Dietary carbohydrate restriction improves metabolic syndrome independent of weight loss

(Bob M) #1

This is a study from Volek’s group. They kept calories constant for three different diets. They were specifically looking to see what happens if one does NOT lose weight on a keto diet. (One attack on keto is that the benefits you receive are because you lost weight.)

They have this nice diagram:

Basically the HC (high carb) diet made metrics worse, the MC (medium carb) diet didn’t change the metrics, but the LC (low carb, basically keto) diet decreased glucose and blood pressure and triglycerides while raising HDL. LDL size also increased, small LDL decreased (both supposedly factors in heart disease), and the blood actually – OMG!!! :wink: – contained less saturated fatty acids (SFA).

I did not see this on the forum, and I thought it was interesting.

EDIT: By the way, I believe it was the same people who rotated through three diets. So, you can’t chalk up the differences to different people.

(Chuck) #2

This has been my own experience with eating and dieting my whole adult life. Right now I am just trying to figure out how much carbs I can endure and maintain my my health. I want to keep my BP and acid reflux under control. Anything wheat, and sugar loaded triggers my acid reflux, and wheat and salt together triggers my blood pressure. But I can have almost unlimited salt as long as I don’t have anything with wheat.

(Bob M) #3

Yeah, I only rarely get acid reflux on keto, and then it was something I don’t normally eat. Meanwhile, wheat and other carbs can/will cause acid reflux. Which might be good, as it keeps you on the keto path. :grinning:

(Bacon is a many-splendoured thing) #4

Vinnie Tortorich, who is a fitness coach, and who has had great success using a ketogenic diet on his clients, found that although people often reacted badly to the word “ketogenic,” they responded well to his mantra, “no sugar, no starches, no grains.”

(KM) #5

Yes … The sound “kee-toe” is directly linked to an increase in eye rolling, especially in people who have no idea what it means. “Low carb” is less reactive but useless as most of these same people don’t really know a carbohydrate from a carburetor. Sugar, grains and starch … familiarity breeds support.
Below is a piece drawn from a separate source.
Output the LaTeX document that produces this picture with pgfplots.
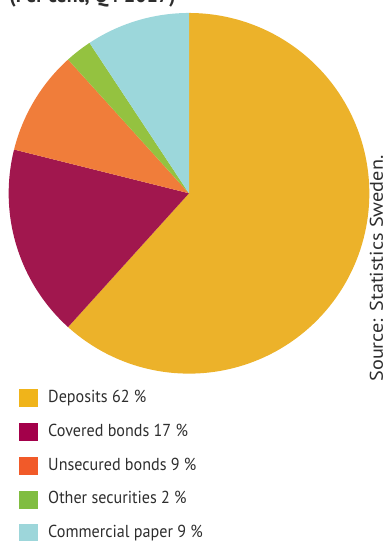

Yeah, that’s right but the other problem is that “low carb” easily means 150-160g carbs… It’s the low-carb advice for people with diabetes here. And indeed, it usually means a significant carb intake drop so it’s good, just… Not necessarily enough.

And my “problem” with this that sugar may mean different things. Not like it’s necessarily a problem, maybe the other person think about candy and the ketoer think about carrots too :wink: (It’s such an old thing for me, I look at a carrot and see sugar since probably more than a decade… I ate it on keto, sure as it was basic to me but I knew I should be careful.)
I had a time when I considered all net carbs sugar as they are, often complex sugar but still :slight_smile: I called all carbs sugar. But anyway, I always ate plenty of sugar on keto and even on carnivore. My idea of “plenty” changed during the times though :wink:

Communication is hard. People use the same word for different things and yep, people are so very ignorant sometimes… I read so many times things like this: “I don’t eat ANY carbs! I eat tons of vegetables, fruits…”, sometimes grains too… But only added sugar was carbs for them. Very inaccurately. I just don’t believe people at this point. I met “vegans” who ate meat (oh they tried to explain and justify it…) and the like, many people really have no idea what they are talking about when it comes to their diets. No wonder that when I was a vegetarian, most people doesn’t understand I don’t eat meat. Not like “meat” means the same for everyone, of course. If it’s flesh of an animal, it’s meat to me as it makes perfect sense to me. I don’t care about religious past things (where any animal in the water was “fish” too, Middle Age monks loved their tasty loopholes though their mental gymnastics were adorable compared to the Japanese ones…). A dead animal is a dead animal and it’s not vegetarian at all.

(Bacon is a many-splendoured thing) #7

Vinnie Tortorich found the same, when he was helping Hollywood actors get fit for movie roles, so he coined the mantra, “no sugar, no starches, no grains,” instead.